Yeah, I considered that, could be a reasonable addition (and perhaps primary method for spectrograms, obviously not helpful when using a time domain network).
Think you’d need to do some performance testing to know if it was better, and how much. It’d mean you’d be using less efficient FFT window lengths on longer chunks for various of the rates, i.e. if you were ‘resampling’ to 16000 via that method with nfft=1024
at a rate of 16000 it would mean a 22050 sample would need to be STFT’d with nfft=1411
(I think, quick calc). Whether the repeated FFTs of less efficient and longer windows would outweigh the advantage of just resampling in the first place, in particular for smaller hops where it will matter more, I don’t know. Given the FFT method is the most efficient way to resample on GPU i’d suspect it would probably be a net performance gain (except maybe at very small hop lengths), but it is a somewhat complex performance tradeoff.

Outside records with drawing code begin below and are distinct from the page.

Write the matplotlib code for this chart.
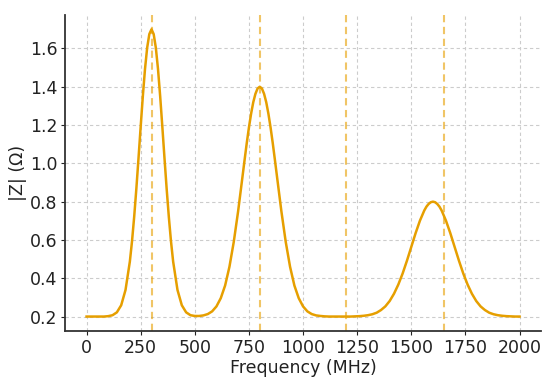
import numpy as np
import matplotlib
matplotlib.use("Agg")
import matplotlib.pyplot as plt

# frequencies where |Z| was read, finer steps around the peaks
freq_mhz = (list(range(0, 200, 20)) + list(range(200, 410, 10))
            + list(range(420, 720, 20)) + list(range(720, 890, 10))
            + list(range(900, 1560, 20)) + list(range(1560, 1650, 10))
            + list(range(1660, 2001, 20)))

z_mag = [
    # 0-180 (20)
    0.200, 0.200, 0.200, 0.200, 0.200, 0.202, 0.207, 0.222, 0.259, 0.339,
    # 200-400 (10)
    0.487, 0.593, 0.721, 0.867, 1.027, 1.192, 1.351, 1.493, 1.604, 1.675,
    1.700, 1.675, 1.604, 1.493, 1.351, 1.192, 1.027, 0.867, 0.721, 0.593,
    0.487,
    # 420-700 (20)
    0.339, 0.259, 0.222, 0.207, 0.203, 0.203, 0.206, 0.213, 0.227, 0.253,
    0.296, 0.362, 0.460, 0.590, 0.749,
    # 720-880 (10)
    0.928, 1.018, 1.106, 1.187, 1.259, 1.319, 1.363, 1.391, 1.400, 1.391,
    1.363, 1.319, 1.259, 1.187, 1.106, 1.018, 0.928,
    # 900-1540 (20)
    0.749, 0.590, 0.460, 0.362, 0.296, 0.253, 0.227, 0.213, 0.206, 0.203,
    0.201, 0.200, 0.200, 0.200, 0.200, 0.200, 0.200, 0.201, 0.202, 0.204,
    0.207, 0.212, 0.220, 0.234, 0.253, 0.281, 0.319, 0.367, 0.425, 0.492,
    0.564, 0.636, 0.701,
    # 1560-1640 (10)
    0.754, 0.774, 0.788, 0.797, 0.800, 0.797, 0.788, 0.774, 0.754,
    # 1660-2000 (20)
    0.701, 0.636, 0.564, 0.492, 0.425, 0.367, 0.319, 0.281, 0.253, 0.234,
    0.220, 0.212, 0.207, 0.204, 0.202, 0.201, 0.200, 0.200,
]

# dashed marker frequencies
markers_mhz = [300, 800, 1200, 1650]

orange = "#E69F00"

fig = plt.figure(figsize=(5.5, 3.83), dpi=100)
ax = fig.add_axes([0.118, 0.136, 0.866, 0.825])

ax.plot(freq_mhz, z_mag, color=orange, linewidth=1.8, zorder=3,
        solid_joinstyle="round")
for f in markers_mhz:
    ax.axvline(f, color=orange, linestyle=(0, (3.5, 2.2)), linewidth=1.5,
               alpha=0.6, zorder=2)

ax.set_xlim(-100, 2100)
ax.set_ylim(0.125, 1.775)
ax.set_xticks(np.arange(0, 2001, 250))
ax.set_yticks(np.arange(0.2, 1.61, 0.2))
ax.set_yticklabels([f"{v:.1f}" for v in np.arange(0.2, 1.61, 0.2)])

ax.grid(True, linestyle=(0, (3, 2.5)), color="#cccccc", linewidth=0.8)
ax.set_axisbelow(True)

for s in ["top", "right"]:
    ax.spines[s].set_visible(False)
for s in ["left", "bottom"]:
    ax.spines[s].set_color("#333333")
    ax.spines[s].set_linewidth(1.3)

ax.tick_params(labelsize=12.5, colors="#222222", length=3, pad=2.5)
ax.set_xlabel("Frequency (MHz)", fontsize=12.5, color="#222222", labelpad=2)
ax.set_ylabel("|Z| (Ω)", fontsize=12.5, color="#222222", labelpad=2)

fig.savefig("out.png", dpi=100)
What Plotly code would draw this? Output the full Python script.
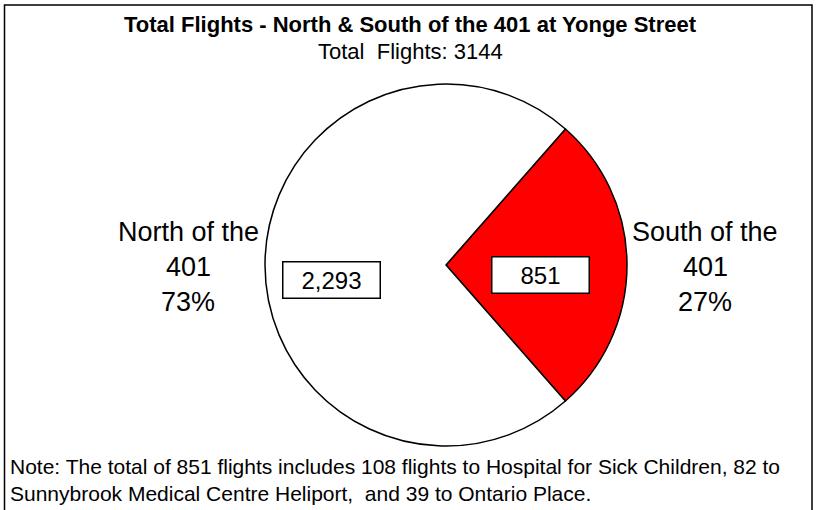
import plotly.graph_objects as go

categories = ["South of the<br>401", "North of the<br>401"]
values = [851, 2293]
colors = ["#FF0000", "#FFFFFF"]
total = sum(values)

W, H = 825, 510
cx, cy, R = 446, 265, 181
south_frac = values[0] / total
rotation = 90 - south_frac * 360 / 2

fig = go.Figure(go.Pie(
    labels=categories, values=values, sort=False, direction="clockwise",
    rotation=rotation, textinfo="none", hoverinfo="label+value+percent",
    marker=dict(colors=colors, line=dict(color="black", width=1.5)),
    domain=dict(x=[(cx - R) / W, (cx + R) / W], y=[(H - cy - R) / H, (H - cy + R) / H]),
    showlegend=False,
))

font = "Liberation Sans, Arial, sans-serif"
ann = []
ann.append(dict(x=410 / W, y=1 - 24 / H, text="<b>Total Flights - North &amp; South of the 401 at Yonge Street</b>",
                showarrow=False, font=dict(size=22, color="black", family=font), xanchor="center", yanchor="middle"))
ann.append(dict(x=410 / W, y=1 - 52 / H, text="Total  Flights: %d" % total,
                showarrow=False, font=dict(size=22, color="black", family=font), xanchor="center", yanchor="middle"))
pct = [round(v / total * 100) for v in values]

# outside labels, one annotation per line
label_x = {1: 188, 0: 705}
line_y = [232, 267, 302]
for i in (0, 1):
    lines = categories[i].split("<br>") + ["%d%%" % pct[i]]
    for ln, yy in zip(lines, line_y):
        ann.append(dict(x=label_x[i] / W, y=1 - yy / H, text=ln, showarrow=False,
                        font=dict(size=27, color="black", family=font), xanchor="center", yanchor="middle"))

# value boxes
box_pos = {1: (331, 280), 0: (540, 275)}
for i in (0, 1):
    bx, by = box_pos[i]
    ann.append(dict(x=bx / W, y=1 - by / H, text="{:,}".format(values[i]), showarrow=False,
                    font=dict(size=24, color="black", family=font), bgcolor="white", bordercolor="black",
                    borderwidth=1.5, width=94, height=33, xanchor="center", yanchor="middle"))

ann.append(dict(x=8 / W, y=1 - 466 / H, text="Note: The total of 851 flights includes 108 flights to Hospital for Sick Children, 82 to",
                showarrow=False, font=dict(size=21, color="black", family=font), xanchor="left", yanchor="middle"))
ann.append(dict(x=8 / W, y=1 - 493 / H, text="Sunnybrook Medical Centre Heliport,  and 39 to Ontario Place.",
                showarrow=False, font=dict(size=21, color="black", family=font), xanchor="left", yanchor="middle"))
for a in ann:
    a["xref"] = "paper"
    a["yref"] = "paper"

fig.update_layout(
    width=W, height=H, margin=dict(l=0, r=0, t=0, b=0),
    paper_bgcolor="white", plot_bgcolor="white",
    annotations=ann,
    shapes=[dict(type="rect", xref="paper", yref="paper", x0=4.5 / W, x1=812 / W, y0=-0.05, y1=1 - 5 / H,
                 line=dict(color="black", width=1.5))],
)
fig.write_html("out.html", config={"displayModeBar": False},
               post_script="document.body.style.margin='0';")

Then there’s the question of whether the performance gain is worth the extra complexity. It also doesn’t just affect the spectrogram creation, you’d have to adapt things like the mel filterbank for the differing numbers of FFT bins.
Edit: Oh, and when thinking it through I realised that this only really works with mel filtering. Otherwise you are just left with different FFT resolutions for each sample rate and need to basically resample the FFT frequency data which seems unlikely to end up being a worthwhile method. With mel filtering (or similar frequency re-binning) you can just adapt the mel filterbank to each nfft
.
Edit2: Oops, that’s wrong, you don’t need mel filtering, given appropriate scaling of nfft
you just need to select the first x
bins where x
is the nfft
at your standardised rate. So in the above example, the first 1024 bins of the 1411 bins from the 22050 clip should be identical to the ones from 16000 clip. So just the performance issue of whether the larger number (due to overlap with hop) of less efficient lengths are better than one longer (perhaps also inefficient) FFT to resample in the first place.